What is the role of Organic Certification?
Organic certification provides third-party confirmation that a production or handling operation is in compliance with organic standards. Certification enables qualified producers and handlers to market agricultural products under a USDA certified organic seal. In its simplest terms, the organic seal assures the consumer of organic integrity. First, a product is grown in an organic production system that emphasizes plant and animal health, preventative management of pests, and judicious use of allowed materials. Then, the product is tracked and protected from contamination from the field to final sale, whether it is a raw agricultural commodity or a multi-ingredient processed product. The label may carry a claim of "100 percent organic," "Organic" (95% to 100%), or "Made with organic ingredients" (at least 70% organic ingredients).
Organic certifiers conduct annual inspections of all their clients (certified parties) to verify, through on-site review of actual activities and the corresponding records, that the clients are in compliance with the relevant organic standards. Every USDA-accredited certification agency must make annual inspections. Most inspections are scheduled with the client in advance; however, some inspections are unannounced. (for more information see the ATTRA website)

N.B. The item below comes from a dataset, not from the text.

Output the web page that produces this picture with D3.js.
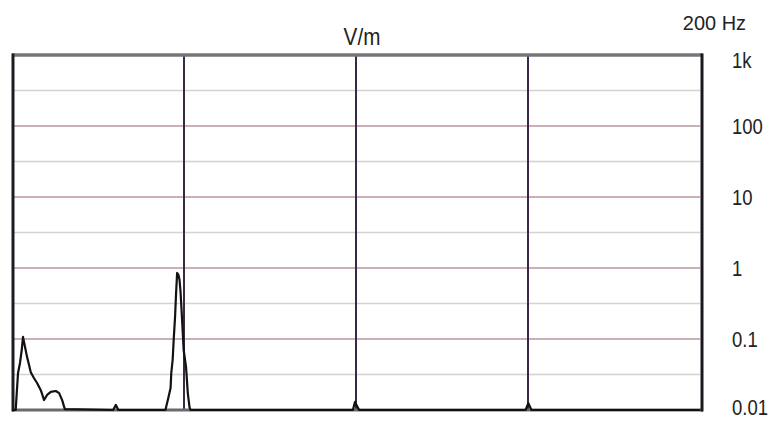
<!DOCTYPE html>
<html><head><meta charset="utf-8">
<script src="https://cdn.jsdelivr.net/npm/d3@7"></script>
<style>body{margin:0;background:#fff}svg{display:block}text{font-family:"Liberation Sans",Arial,sans-serif;fill:#222}</style>
</head><body>
<svg id="c" width="774" height="421"></svg>
<script>
// Frequency (Hz) and field strength (V/m)
const freqs  = [0,1.08,1.25,1.75,2.33,2.83,3.2,3.79,4.37,4.96,5.45,6.41,7.29,8.37,9.33,10.2,11.28,12.74,13.7,14.58,15.36,
                29.4,30.2,30.9,
                44.6,45.3,46.1,46.3,46.7,47.0,47.4,47.7,48.0,48.4,48.7,49.0,49.4,49.9,50.6,51.1,51.6,51.9,
                99.1,99.7,100.9,
                149.3,150.1,151.0,
                200];
const values = [0.01,0.01,0.0138,0.0332,0.046,0.070,0.107,0.077,0.056,0.043,0.034,0.028,0.024,0.019,0.0138,0.0163,0.018,0.0185,0.0173,0.0138,0.0103,
                0.01,0.0118,0.01,
                0.01,0.0138,0.0204,0.0332,0.0506,0.0968,0.204,0.445,0.851,0.796,0.678,0.459,0.204,0.070,0.040,0.0173,0.011,0.01,
                0.01,0.013,0.01,
                0.01,0.0125,0.01,
                0.01];
const yTicks = [0.01,0.1,1,10,100,1000];
const yTickLabels = ["0.01","0.1","1","10","100","1k"];
const yMidTicks = [0.0316,0.316,3.16,31.6,316];
const xGrid = [50,100,150];
const unitLabel = "V/m";
const rangeLabel = "200 Hz";

const svg = d3.select("#c");
const L=12, R=700, T=55, B=410;
const x = d3.scaleLinear().domain([0,200]).range([L,R]);
const y = d3.scaleLog().domain([0.01,1000]).range([B,T]);

// minor (half-decade) grid
svg.append("g").selectAll("line").data(yMidTicks).join("line")
  .attr("x1",L+2).attr("x2",R).attr("y1",d=>y(d)).attr("y2",d=>y(d))
  .attr("stroke","#d6d0d2").attr("stroke-width",1.5);
// decade grid
svg.append("g").selectAll("line").data(yTicks.slice(1,-1)).join("line")
  .attr("x1",L+2).attr("x2",R).attr("y1",d=>y(d)).attr("y2",d=>y(d))
  .attr("stroke","#b8949c").attr("stroke-width",1.5);
// vertical grid
svg.append("g").selectAll("line").data(xGrid).join("line")
  .attr("x1",d=>x(d)).attr("x2",d=>x(d)).attr("y1",T).attr("y2",B)
  .attr("stroke","#3a2848").attr("stroke-width",2);

// frame
svg.append("line").attr("x1",L).attr("x2",R+3).attr("y1",T).attr("y2",T).attr("stroke","#76767a").attr("stroke-width",3.5);
svg.append("line").attr("x1",L).attr("x2",R+3).attr("y1",B).attr("y2",B).attr("stroke","#6a6a6e").attr("stroke-width",3);
svg.append("line").attr("x1",L+1).attr("x2",L+1).attr("y1",T-1.5).attr("y2",B+1.5).attr("stroke","#1c1c22").attr("stroke-width",3);
svg.append("line").attr("x1",R+2).attr("x2",R+2).attr("y1",T-1.5).attr("y2",B+1.5).attr("stroke","#18181e").attr("stroke-width",3);

// data line
const line = d3.line().x((d,i)=>x(freqs[i])).y(d=>y(d));
svg.append("path").datum(values).attr("d",line)
  .attr("fill","none").attr("stroke","#111").attr("stroke-width",2.2).attr("stroke-linejoin","round");

// y tick labels (right), condensed
svg.append("g").selectAll("text").data(yTicks).join("text")
  .attr("transform",d=>`translate(732,${Math.min(Math.max(y(d),60),407)}) scale(0.84,1)`)
  .attr("text-anchor","start").attr("dominant-baseline","central")
  .attr("font-size",22).text((d,i)=>yTickLabels[i]);

svg.append("text").attr("transform","translate(362,45) scale(0.9,1)").attr("text-anchor","middle")
  .attr("font-size",23).text(unitLabel);
svg.append("text").attr("transform","translate(746,30) scale(0.95,1)").attr("text-anchor","end")
  .attr("font-size",21).text(rangeLabel);
</script>
</body></html>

What about the Price of Organic Food?
Many people don’t buy organic because of the price. As the International Federation of Organic Movements (IFOAM) so nicely puts it: “The price of organic food is not too high – rather, it is the price of conventional food that is too low. Consumers are in fact paying for nonorganic food three times over, through the sticker price, taxation (which mainly subsidizes non-organic farming), and payments that remedy damage that conventional farming and food production has inflicted on the environment and human health. If the production, distribution, and trade systems accounted for the real environmental and social costs, consumers’ incentive to buy organic products would be triggered, because they would actually be less expensive than the conventional products."
The videos and resources posted are not just about organics but about ecology, food in general, our digestive systems, and recognizing that we will never have all the answers…but we owe it to ourselves, everything on this planet, and future generations to produce food that does not require poisoning farmers, soils, air, water, and everything in between.